Suppose Joe has a perfect opportunity for me. If I talk to Joe today, he will connect that opportunity to me, tell me about it, and it becomes my lead, my prospective business partner, or my career opportunity. If I last talked with Joe 10 days ago, there is some chance he will never think about me, never connect me with the opportunity. If I last talked with Joe 20 days ago, there is a greater chance he will never think about me.
I model this gradual loss of Joe’s attention as an exponential decay. If I talk to Joe today, Joe’s contact effectiveness (for me) is 1.0. By tomorrow I will have lost some of that contact effectiveness, perhaps 1% of it, so Joe’s contact effectiveness is only 0.99. On the day after tomorrow I have lost an additional 1%, and Joe’s contact effectiveness is only 0.9801 (0.99 * 0.99). After 10 days, Joe’s effectiveness is 0.9044, and his contact value (for me) has declined in value by 9.6%.
Is 1% the right value of daily contact effectiveness loss? Or is it 0.2% or maybe 5%? 1% does seem about right. After a week, contact effectiveness is down to 93%. After a month, it’s at 74%. After three months, 40%. After six months, 16%. So the friend I have not talked with for six months might call me up out of the blue with an opportunity she heard about that fits me, but there is a 84% chance she will never think about me when she learns about the opportunity. That seems about right.
Suppose I talk with Joe fairly frequently, and Colleen less frequently. Every time I talk with Joe, his contact effectiveness bounces back to 1, then gradually declines until the next time I talk with him. Ditto for Colleen, except that her contact effectiveness goes lower, as I talk with her less often. The following chart shows Joe’s and Colleen’s contact effectiveness over time.
Of course the contact effectiveness of Colleen depends not just on the length of time since I last spoke with Colleen, but also on how likely she was to hear about a good opportunity for me. Not everyone is equal in this respect. Some people are connected to many others. Some are not, or at least are not connected to people who will be the source of opportunities for me.
For example, my friend and former colleague Charlie Church is a business development executive at Oracle, the software giant.
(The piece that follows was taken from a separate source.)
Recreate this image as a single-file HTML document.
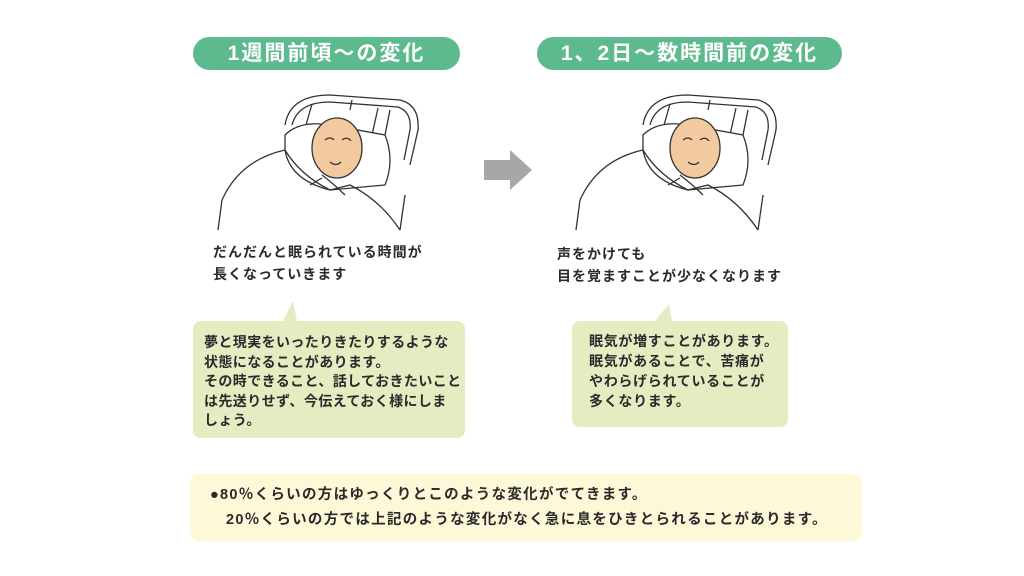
<!DOCTYPE html>
<html><head><meta charset="utf-8"><style>
body{margin:0;width:1024px;height:576px;background:#fff;position:relative;overflow:hidden;font-family:"Liberation Sans","Noto Sans CJK JP",sans-serif;font-weight:bold;color:#2a2a2a}
.pill{position:absolute;top:37px;height:33px;border-radius:17px;background:#5dba8e;color:#fff;font-size:21px;line-height:33px;text-align:center;letter-spacing:2px}
.t{position:absolute;font-size:14px;letter-spacing:1px;line-height:22px;white-space:nowrap}
.b{position:absolute;background:#e4ecc2;border-radius:8px;font-size:14px;letter-spacing:0.4px;line-height:19.5px;white-space:nowrap;box-sizing:border-box}
.bot{position:absolute;left:190px;top:474px;width:672px;height:67px;background:#fdf8d8;border-radius:8px;font-size:14.5px;letter-spacing:1.3px;line-height:25px;padding:9px 0 0 20px;box-sizing:border-box;white-space:nowrap}
</style></head><body>
<div class="pill" style="left:193px;width:267px">1週間前頃～の変化</div>
<div class="pill" style="left:537px;width:305px">1、2日～数時間前の変化</div>

<svg width="1024" height="576" style="position:absolute;left:0;top:0" fill="none" stroke="#333" stroke-width="1.3">
<g id="bed">
<path d="M285 125 Q290 95 330 95 L400 100 Q420 105 418 130 L410 165"/>
<path d="M292 125 Q298 102 330 102 L398 107 Q412 112 410 130 L404 160"/>
<path d="M312 104 L306 125 M378 108 L372 135 M390 110 L384 140 M352 100 L350 110"/>
<path d="M285 135 Q300 120 330 125 L385 135 Q395 160 385 185 L330 190 Q290 180 285 150 Z" fill="#fff"/>
<path d="M222 200 Q240 160 285 150 Q300 175 330 190 L350 185 Q380 200 400 230 M222 200 L218 230 M400 230 L405 195"/>
<path d="M322 175 Q335 185 345 195 M310 185 L322 178"/>
<ellipse cx="337" cy="148" rx="25" ry="30" fill="#f3c9a0"/>
<path d="M325 140 Q330 136 334 140 M342 140 Q347 136 351 141 M330 162 Q336 167 341 162"/>
</g>
<use href="#bed" transform="translate(358,0)"/>
<polygon points="484,160 510,160 510,150 532,170 510,190 510,180 484,180" fill="#a7a7a7" stroke="none"/>
<polygon points="283,321 293,301 297,321" fill="#e4ecc2" stroke="none"/>
<polygon points="655,321 669,304 672,321" fill="#e4ecc2" stroke="none"/>
</svg>

<div class="t" style="left:213px;top:241px">だんだんと眠られている時間が<br>長くなっていきます</div>
<div class="t" style="left:557px;top:243px">声をかけても<br>目を覚ますことが少なくなります</div>

<div class="b" style="left:193px;top:321px;width:272px;height:117px;padding:12px 0 0 11px">夢と現実をいったりきたりするような<br>状態になることがあります。<br>その時できること、話しておきたいこと<br>は先送りせず、今伝えておく様にしま<br>しょう。</div>
<div class="b" style="left:572px;top:321px;width:216px;height:106px;padding:10px 0 0 17px;line-height:20px;letter-spacing:0.7px">眠気が増すことがあります。<br>眠気があることで、苦痛が<br>やわらげられていることが<br>多くなります。</div>

<div class="bot">●80％くらいの方はゆっくりとこのような変化がでてきます。<br>&nbsp;&nbsp;&nbsp;20％くらいの方では上記のような変化がなく急に息をひきとられることがあります。</div>
</body></html>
He has more than 5000 linkedin contacts. He is a friendly and gregarious fellow, talking to dozens of people every day. Charlie hears about many opportunities.
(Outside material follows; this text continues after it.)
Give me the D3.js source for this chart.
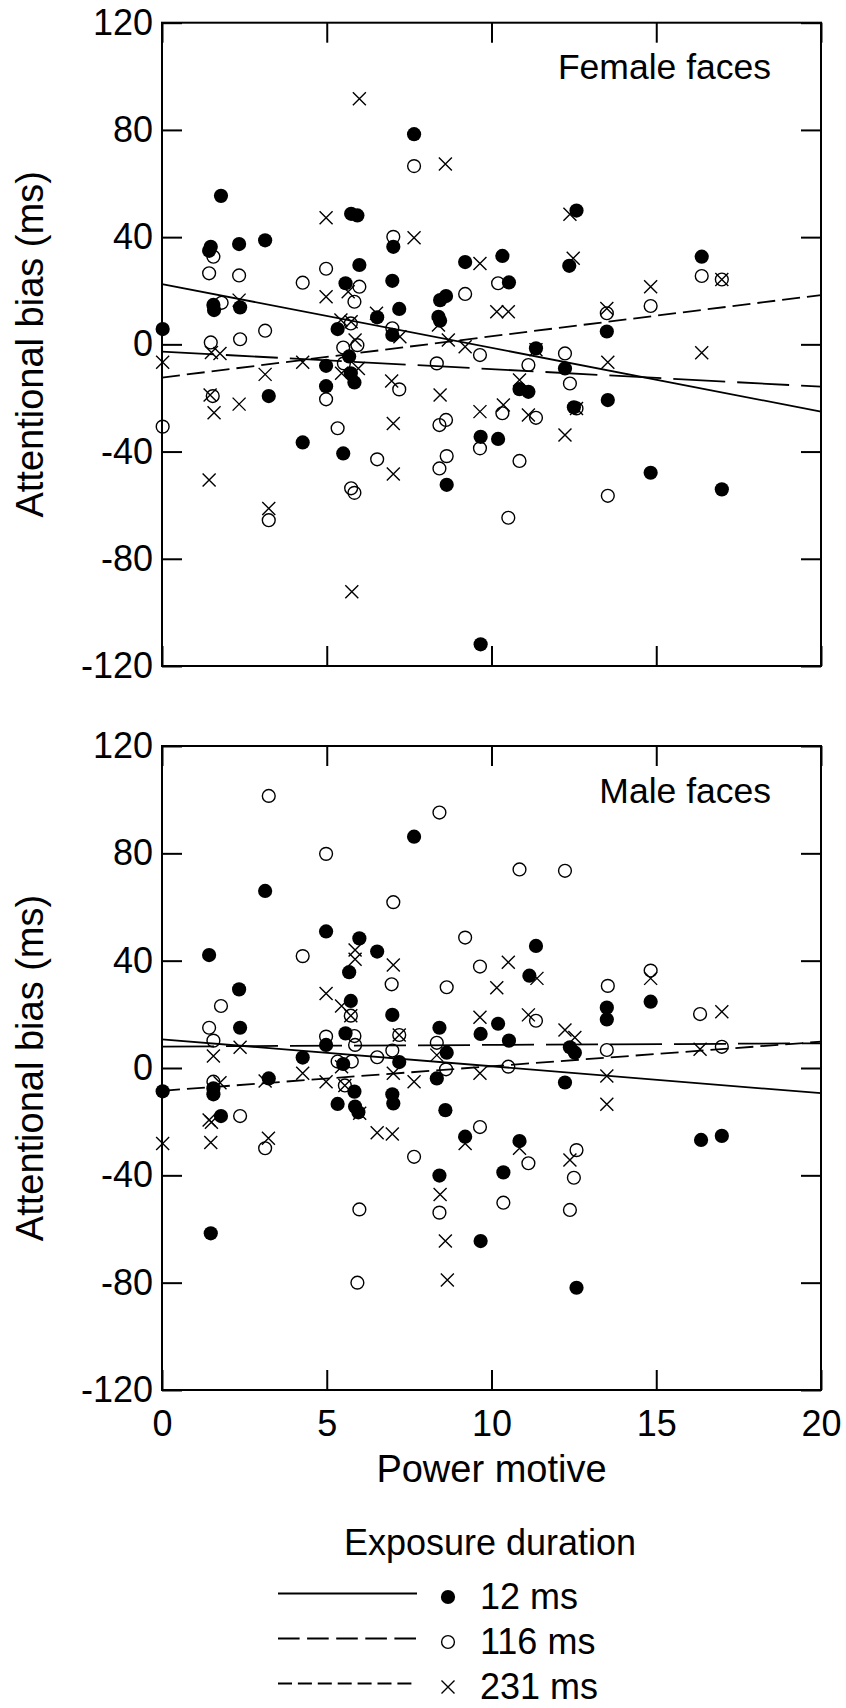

At the other end of this scale is Bill Lundy. Bill is retired from the Canadian Foreign Service. After a career working issues of irregular migration—including refugees—in the major capitals of the world, Bill lives in Ottawa, doing occasional consulting projects. I feel honored to count Bill as a friend. But Bill hears about far fewer opportunities for me than Charlie does, for three reasons: because he is not connected to as many people as Charlie, because he lives in Ottawa instead of DC, and because his network is largely people in the diplomatic service.
How many more relevant opportunites does Charlie hear about, compared to Bill? I estimate about 40 times as many, that every time Bill hears about an opportunity for me, Charlie will have heard about 40.
Does the effectiveness difference between Bill’s network and Charlie’s network mean that I should never contact Bill, and just spend my limited time talking with Charlie? No. There is more to life than maximizing opportunities. I enjoy talking with Bill, and learn something new with every conversation. Also, Bill does have a leadstream for me, albeit one that does not run with the volume of Charlie’s.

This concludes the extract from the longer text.